Me hacen mucha gracia aquellos supuestos constitucionalistas que, cuando les adviertes de los peligros del nacionalismo catalán, te responden que “el procés ha muerto”, “los indepes están acabados”, “los radicales han perdido y ya no tienen fuerza ni pueden hacer daño”, u otras simplezas similares.

Y es que, muy al contrario de lo que algunos predican, el nacionalismo catalán sigue muy activo y poderoso. La discriminación de los catalanes castellanohablantes es más intensa que nunca, y el odio contra los no independentistas se sigue sembrando fervorosamente –entre otros muchos lugares– en las escuelas y en los medios de comunicación.

Las triquiñuelas legales de los últimos meses por parte de la Generalitat para tratar de impedir a toda costa que los alumnos reciban un miserable 25% de la enseñanza en español no tiene parangón en las democracias occidentales.

Retorcer las normativas para pisotear los derechos básicos de los ciudadanos es el verdadero lawfare, y no los procesos judiciales contra los promotores del procés, como pregonan los nacionalistas.

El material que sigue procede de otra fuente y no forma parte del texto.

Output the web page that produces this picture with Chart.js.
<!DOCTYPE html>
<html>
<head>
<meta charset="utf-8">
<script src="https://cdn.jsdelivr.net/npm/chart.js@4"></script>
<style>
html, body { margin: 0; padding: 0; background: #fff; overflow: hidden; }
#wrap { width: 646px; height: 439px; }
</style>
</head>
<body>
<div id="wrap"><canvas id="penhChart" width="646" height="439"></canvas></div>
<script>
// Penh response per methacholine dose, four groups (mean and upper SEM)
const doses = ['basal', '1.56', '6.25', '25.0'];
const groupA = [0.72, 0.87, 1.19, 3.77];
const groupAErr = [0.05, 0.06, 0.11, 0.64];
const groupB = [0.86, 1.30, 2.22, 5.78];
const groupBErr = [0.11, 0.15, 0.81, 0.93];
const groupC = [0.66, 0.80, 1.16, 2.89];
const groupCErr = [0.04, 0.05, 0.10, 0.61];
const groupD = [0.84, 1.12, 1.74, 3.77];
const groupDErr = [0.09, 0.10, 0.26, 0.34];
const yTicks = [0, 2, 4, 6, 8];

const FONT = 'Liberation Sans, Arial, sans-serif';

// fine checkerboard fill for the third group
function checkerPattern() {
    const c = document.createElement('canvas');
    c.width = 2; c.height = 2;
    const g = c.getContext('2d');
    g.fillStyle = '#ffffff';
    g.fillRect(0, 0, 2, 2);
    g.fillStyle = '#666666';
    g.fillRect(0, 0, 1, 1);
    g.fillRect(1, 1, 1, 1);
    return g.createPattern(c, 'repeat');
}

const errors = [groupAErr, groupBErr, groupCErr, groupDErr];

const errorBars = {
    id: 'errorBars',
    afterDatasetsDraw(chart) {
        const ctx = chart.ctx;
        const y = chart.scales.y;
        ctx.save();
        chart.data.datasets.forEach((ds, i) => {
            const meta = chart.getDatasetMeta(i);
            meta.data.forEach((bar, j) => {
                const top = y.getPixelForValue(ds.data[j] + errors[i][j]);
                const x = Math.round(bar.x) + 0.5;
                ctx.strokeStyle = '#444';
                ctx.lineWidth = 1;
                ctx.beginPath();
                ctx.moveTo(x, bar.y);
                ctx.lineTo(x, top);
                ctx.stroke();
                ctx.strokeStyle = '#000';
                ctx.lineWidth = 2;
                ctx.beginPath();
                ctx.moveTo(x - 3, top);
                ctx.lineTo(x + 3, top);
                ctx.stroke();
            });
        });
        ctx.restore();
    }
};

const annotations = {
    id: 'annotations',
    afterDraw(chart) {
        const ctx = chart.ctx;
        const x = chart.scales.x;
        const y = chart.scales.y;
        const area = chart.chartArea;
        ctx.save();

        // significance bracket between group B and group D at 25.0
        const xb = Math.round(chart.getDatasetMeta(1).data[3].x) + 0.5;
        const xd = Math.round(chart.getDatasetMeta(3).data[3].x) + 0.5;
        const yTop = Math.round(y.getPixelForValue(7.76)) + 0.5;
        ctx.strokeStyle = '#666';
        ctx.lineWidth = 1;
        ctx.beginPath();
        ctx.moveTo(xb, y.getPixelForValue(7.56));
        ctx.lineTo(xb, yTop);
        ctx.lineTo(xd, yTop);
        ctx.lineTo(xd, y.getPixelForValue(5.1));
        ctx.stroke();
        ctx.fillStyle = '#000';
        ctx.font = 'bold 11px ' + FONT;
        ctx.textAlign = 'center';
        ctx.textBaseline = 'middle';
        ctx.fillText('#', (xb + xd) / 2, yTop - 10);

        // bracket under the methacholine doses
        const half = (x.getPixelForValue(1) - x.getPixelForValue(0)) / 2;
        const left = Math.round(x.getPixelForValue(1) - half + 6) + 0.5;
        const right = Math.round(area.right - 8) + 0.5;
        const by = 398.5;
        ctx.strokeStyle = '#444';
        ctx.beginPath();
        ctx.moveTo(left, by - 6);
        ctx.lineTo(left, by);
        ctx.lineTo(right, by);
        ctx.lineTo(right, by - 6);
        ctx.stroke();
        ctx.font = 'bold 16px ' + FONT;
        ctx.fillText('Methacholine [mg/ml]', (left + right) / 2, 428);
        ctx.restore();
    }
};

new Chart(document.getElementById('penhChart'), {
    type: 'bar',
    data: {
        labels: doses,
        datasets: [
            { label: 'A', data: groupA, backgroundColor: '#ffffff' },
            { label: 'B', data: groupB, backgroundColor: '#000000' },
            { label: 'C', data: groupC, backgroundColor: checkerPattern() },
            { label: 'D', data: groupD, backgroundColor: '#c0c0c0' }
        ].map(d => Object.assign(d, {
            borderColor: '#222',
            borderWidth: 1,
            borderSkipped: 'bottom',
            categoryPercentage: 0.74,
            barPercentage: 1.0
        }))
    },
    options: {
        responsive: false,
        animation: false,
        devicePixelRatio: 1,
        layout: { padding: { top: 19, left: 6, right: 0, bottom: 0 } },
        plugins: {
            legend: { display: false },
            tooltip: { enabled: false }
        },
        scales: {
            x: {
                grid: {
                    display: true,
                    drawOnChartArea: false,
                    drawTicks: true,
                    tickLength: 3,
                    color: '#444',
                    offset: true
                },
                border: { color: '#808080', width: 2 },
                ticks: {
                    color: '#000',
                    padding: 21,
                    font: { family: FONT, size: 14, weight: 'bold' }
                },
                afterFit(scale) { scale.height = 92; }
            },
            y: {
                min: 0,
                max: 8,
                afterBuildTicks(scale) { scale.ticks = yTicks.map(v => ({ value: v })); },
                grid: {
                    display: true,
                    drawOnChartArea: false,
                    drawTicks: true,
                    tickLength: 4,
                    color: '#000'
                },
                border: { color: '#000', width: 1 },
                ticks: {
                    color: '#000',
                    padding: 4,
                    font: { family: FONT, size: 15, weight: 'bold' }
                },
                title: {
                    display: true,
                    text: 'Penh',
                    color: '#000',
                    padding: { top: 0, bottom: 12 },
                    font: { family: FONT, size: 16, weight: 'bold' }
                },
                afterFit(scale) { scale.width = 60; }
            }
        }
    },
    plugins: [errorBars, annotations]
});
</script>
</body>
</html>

El consejero de Educación, Josep Gonzàlez-Cambray (de la moderada ERC, no lo olvidemos), está llegando a niveles de fanatismo que, al frente de su departamento, solo alcanzó un personaje de tan funesto recuerdo para la convivencia como fue Irene Rigau, una de las políticas más ultras, desalmadas y despreciables de la Cataluña contemporánea.

Los ejemplos de que el cultivo del rencor y el resentimiento están a la orden del día en las aulas son innumerables. Hace unos días, un instituto de Santa Coloma de Gramenet encargó a alumnos de 15 años un trabajo de campo consistente en revisar las cartas de los menús de los bares y restaurantes de la zona para ver si estaban en catalán. Y, en caso negativo, “ofrecer” una traducción al dueño o al encargado del local, cuyo nombre y su respuesta debían incluirse en el informe.

El mensaje de los profesores a los niños es evidente: utilizar solo el catalán en un establecimiento abierto al público es razonable, pero usar solo el castellano es un atropello inadmisible. ¿Qué será lo próximo? ¿Señalar los bares que priorizan el español? ¿Marcarlos con un distintivo? De momento, se les sigue multando, pese a que la justicia ha dejado claro que esas sanciones son ilegales.

El nacionalismo catalán sigue insuflando veneno a raudales en la sociedad. Y la única solución es combatirlo frontalmente y sin contemplaciones. Contemporizar con los verdugos de la convivencia, minimizar sus abusos, relativizar sus agravios o poner paños calientes apelando a que ahora las calles están más calmadas que durante la época más tensa del procés y no conviene dar motivos para que vuelvan a las andadas es, simplemente, indecente.